What if AB 1604 doesn't pass before the deadline? As of this writing, AB 1604 has passed two Assembly committees unanimously and is moving through the legislature. However, even if the bill were delayed or amended, Prop 65 enforcement on BPS in receipts is already active and ongoing. Switching to phenol-free paper remains the practical protection regardless of the bill's final timeline.
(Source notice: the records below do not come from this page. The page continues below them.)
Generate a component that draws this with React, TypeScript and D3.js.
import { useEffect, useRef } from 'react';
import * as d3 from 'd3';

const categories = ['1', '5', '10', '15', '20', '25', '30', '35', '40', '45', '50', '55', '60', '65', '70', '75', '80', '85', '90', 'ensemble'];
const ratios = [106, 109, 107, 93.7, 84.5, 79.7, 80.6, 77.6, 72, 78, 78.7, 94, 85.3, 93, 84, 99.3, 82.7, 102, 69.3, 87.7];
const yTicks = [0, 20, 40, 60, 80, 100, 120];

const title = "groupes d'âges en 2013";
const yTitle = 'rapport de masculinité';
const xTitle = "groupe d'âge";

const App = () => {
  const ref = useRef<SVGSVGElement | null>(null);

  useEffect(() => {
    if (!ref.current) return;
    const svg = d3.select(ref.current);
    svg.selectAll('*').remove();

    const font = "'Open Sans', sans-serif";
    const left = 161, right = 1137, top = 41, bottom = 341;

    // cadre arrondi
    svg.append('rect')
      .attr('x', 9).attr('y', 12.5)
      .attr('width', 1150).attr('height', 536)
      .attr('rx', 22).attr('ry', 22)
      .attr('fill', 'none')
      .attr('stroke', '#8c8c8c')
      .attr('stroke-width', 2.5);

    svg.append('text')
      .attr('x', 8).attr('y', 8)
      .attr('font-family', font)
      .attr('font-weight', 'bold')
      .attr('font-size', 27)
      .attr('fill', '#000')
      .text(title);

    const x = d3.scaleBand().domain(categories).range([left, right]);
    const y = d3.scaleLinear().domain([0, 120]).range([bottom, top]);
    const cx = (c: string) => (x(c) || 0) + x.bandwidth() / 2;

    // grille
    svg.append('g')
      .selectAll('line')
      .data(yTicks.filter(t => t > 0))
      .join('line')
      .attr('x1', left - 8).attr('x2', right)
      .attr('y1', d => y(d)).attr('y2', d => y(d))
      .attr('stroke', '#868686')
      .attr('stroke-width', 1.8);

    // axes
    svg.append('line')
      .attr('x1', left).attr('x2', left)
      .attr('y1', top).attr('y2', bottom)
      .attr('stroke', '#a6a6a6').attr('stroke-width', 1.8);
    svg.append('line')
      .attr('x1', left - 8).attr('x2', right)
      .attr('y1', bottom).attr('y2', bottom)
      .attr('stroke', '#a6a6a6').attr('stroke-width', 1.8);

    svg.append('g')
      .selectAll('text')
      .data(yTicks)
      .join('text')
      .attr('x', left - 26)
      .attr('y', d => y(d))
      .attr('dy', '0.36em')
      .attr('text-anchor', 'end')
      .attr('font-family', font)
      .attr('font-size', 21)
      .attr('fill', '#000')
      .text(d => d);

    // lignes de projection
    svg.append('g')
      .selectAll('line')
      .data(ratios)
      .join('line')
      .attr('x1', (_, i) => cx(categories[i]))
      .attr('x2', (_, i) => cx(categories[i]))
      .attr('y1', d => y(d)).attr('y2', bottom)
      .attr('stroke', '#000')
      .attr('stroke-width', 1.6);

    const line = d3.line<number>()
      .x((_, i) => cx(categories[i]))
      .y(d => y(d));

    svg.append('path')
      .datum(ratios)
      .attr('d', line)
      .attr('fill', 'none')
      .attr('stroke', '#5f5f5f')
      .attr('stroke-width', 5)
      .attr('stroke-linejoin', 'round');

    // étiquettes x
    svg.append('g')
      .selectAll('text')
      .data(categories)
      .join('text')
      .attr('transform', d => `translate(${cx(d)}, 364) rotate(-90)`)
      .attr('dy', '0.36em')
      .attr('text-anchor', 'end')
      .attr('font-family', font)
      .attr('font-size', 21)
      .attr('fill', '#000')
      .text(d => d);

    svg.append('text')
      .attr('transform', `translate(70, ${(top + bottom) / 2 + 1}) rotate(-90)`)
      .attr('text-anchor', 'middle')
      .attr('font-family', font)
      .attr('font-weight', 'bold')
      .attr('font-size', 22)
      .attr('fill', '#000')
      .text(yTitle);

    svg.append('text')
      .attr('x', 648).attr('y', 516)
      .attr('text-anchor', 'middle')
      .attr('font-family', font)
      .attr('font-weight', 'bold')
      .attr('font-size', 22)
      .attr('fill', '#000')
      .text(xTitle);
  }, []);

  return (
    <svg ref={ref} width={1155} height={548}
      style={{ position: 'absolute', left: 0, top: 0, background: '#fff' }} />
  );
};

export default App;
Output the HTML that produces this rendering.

I run multiple locations across different states. What do I need? Washington State's ban (all bisphenols, effective January 2026) and California's AB 1604 (BPA by 2027, all bisphenols by 2028) create the most demanding requirements currently in place in the US. Phenol-free paper satisfies both. For businesses operating nationally, switching your entire supply chain to phenol-free paper eliminates multi-state compliance complexity.


The Bottom Line

California's AB 1604 is moving fast and has broad political support. By the time most businesses notice it, the 2027 deadline will be close. The businesses that act now—switching to phenol-free paper before the deadline—avoid the compliance scramble, eliminate ongoing Prop 65 enforcement risk, and protect their employees from a preventable source of chemical exposure.

What you need to do:

  1. Find out what chemistry your current receipt paper uses
  2. Source phenol-free thermal paper compatible with your POS equipment
  3. Document the switch with supplier spec sheets
  4. Train your purchasing team so the compliant paper stays in your supply chain

Visit our resources page for phenol-free paper options and links to suppliers. If your business is also navigating Washington State's already-in-effect ban, our Washington State compliance guide covers that state's specific requirements in detail.

The transition is straightforward. The alternative—waiting for enforcement to find you—is not.